-- START --
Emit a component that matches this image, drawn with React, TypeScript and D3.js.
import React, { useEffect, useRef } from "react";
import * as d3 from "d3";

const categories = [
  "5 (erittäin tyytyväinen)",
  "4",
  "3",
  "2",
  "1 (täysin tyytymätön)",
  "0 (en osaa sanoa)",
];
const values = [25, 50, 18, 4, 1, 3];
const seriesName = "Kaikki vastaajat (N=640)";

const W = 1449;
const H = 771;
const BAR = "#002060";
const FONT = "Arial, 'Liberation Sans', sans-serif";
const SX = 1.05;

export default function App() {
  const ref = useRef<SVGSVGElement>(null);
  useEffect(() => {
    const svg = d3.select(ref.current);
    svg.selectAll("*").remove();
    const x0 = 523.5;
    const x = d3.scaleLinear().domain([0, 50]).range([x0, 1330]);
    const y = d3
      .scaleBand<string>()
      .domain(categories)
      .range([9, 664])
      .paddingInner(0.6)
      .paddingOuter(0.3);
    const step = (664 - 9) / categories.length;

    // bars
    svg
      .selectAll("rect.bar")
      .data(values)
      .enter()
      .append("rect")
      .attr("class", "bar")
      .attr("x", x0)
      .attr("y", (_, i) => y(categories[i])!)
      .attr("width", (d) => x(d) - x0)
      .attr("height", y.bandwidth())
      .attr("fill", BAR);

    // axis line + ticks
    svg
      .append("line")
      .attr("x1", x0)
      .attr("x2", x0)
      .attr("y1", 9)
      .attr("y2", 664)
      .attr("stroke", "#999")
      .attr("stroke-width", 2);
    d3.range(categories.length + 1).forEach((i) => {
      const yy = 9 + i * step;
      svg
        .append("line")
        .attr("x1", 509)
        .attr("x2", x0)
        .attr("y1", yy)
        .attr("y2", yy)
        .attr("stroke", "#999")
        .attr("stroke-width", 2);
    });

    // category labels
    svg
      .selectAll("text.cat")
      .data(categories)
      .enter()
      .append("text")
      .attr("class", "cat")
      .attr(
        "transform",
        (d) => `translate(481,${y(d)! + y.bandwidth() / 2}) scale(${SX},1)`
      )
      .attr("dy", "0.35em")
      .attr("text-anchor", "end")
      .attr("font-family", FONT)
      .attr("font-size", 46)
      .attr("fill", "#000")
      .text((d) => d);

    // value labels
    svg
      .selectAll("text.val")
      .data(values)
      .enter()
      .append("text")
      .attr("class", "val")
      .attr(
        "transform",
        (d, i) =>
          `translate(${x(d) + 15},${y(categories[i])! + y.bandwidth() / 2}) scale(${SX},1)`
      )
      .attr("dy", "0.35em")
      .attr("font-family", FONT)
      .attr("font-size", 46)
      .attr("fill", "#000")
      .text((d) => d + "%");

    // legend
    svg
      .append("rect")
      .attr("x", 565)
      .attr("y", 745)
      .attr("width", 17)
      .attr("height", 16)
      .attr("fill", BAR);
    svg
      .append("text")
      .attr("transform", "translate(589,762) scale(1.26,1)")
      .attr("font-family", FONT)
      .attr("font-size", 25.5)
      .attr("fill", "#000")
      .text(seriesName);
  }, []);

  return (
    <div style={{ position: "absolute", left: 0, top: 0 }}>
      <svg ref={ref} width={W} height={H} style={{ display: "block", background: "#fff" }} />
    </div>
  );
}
-- END --
-- START --
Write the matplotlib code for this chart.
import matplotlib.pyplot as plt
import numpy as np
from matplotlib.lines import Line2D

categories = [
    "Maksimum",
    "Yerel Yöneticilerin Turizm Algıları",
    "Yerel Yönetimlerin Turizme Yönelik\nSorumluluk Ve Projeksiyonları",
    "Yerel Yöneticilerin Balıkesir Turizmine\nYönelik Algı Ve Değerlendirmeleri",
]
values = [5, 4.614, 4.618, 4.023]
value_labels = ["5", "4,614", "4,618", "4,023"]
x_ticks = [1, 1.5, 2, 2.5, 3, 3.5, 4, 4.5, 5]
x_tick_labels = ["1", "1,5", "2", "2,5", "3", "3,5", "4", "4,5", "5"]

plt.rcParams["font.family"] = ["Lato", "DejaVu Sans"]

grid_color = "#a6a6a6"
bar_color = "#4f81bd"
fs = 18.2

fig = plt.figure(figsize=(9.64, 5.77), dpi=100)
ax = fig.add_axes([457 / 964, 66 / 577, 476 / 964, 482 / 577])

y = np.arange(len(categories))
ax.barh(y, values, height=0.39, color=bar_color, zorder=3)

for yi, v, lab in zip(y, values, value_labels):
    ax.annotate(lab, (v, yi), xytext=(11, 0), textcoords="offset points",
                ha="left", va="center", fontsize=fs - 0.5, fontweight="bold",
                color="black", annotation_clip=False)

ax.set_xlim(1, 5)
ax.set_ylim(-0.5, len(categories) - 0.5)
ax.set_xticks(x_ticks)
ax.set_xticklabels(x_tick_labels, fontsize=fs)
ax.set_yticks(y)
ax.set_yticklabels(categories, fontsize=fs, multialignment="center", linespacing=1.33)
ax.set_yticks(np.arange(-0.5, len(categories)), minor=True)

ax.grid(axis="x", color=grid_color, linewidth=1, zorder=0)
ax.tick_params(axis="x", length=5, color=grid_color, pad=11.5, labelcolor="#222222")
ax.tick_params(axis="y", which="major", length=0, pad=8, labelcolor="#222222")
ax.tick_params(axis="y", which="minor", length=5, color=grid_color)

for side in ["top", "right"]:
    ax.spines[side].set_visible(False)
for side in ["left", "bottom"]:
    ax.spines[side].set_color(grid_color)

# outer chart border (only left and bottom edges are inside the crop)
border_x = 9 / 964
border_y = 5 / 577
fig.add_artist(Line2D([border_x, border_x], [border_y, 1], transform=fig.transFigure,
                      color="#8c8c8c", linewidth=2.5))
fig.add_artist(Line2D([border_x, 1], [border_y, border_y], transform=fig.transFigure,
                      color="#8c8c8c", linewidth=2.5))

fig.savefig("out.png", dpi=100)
-- END --
-- EXERCISE DIRECTIONS --
Return, unchanged, the run of lines above that opens with the line containing "Write the matplotlib code for this chart." and closes with the line containing "ax = fig.add_axes([457". Include both.

-- EXERCISE RESULT --
Write the matplotlib code for this chart.
import matplotlib.pyplot as plt
import numpy as np
from matplotlib.lines import Line2D

categories = [
    "Maksimum",
    "Yerel Yöneticilerin Turizm Algıları",
    "Yerel Yönetimlerin Turizme Yönelik\nSorumluluk Ve Projeksiyonları",
    "Yerel Yöneticilerin Balıkesir Turizmine\nYönelik Algı Ve Değerlendirmeleri",
]
values = [5, 4.614, 4.618, 4.023]
value_labels = ["5", "4,614", "4,618", "4,023"]
x_ticks = [1, 1.5, 2, 2.5, 3, 3.5, 4, 4.5, 5]
x_tick_labels = ["1", "1,5", "2", "2,5", "3", "3,5", "4", "4,5", "5"]

plt.rcParams["font.family"] = ["Lato", "DejaVu Sans"]

grid_color = "#a6a6a6"
bar_color = "#4f81bd"
fs = 18.2

fig = plt.figure(figsize=(9.64, 5.77), dpi=100)
ax = fig.add_axes([457 / 964, 66 / 577, 476 / 964, 482 / 577])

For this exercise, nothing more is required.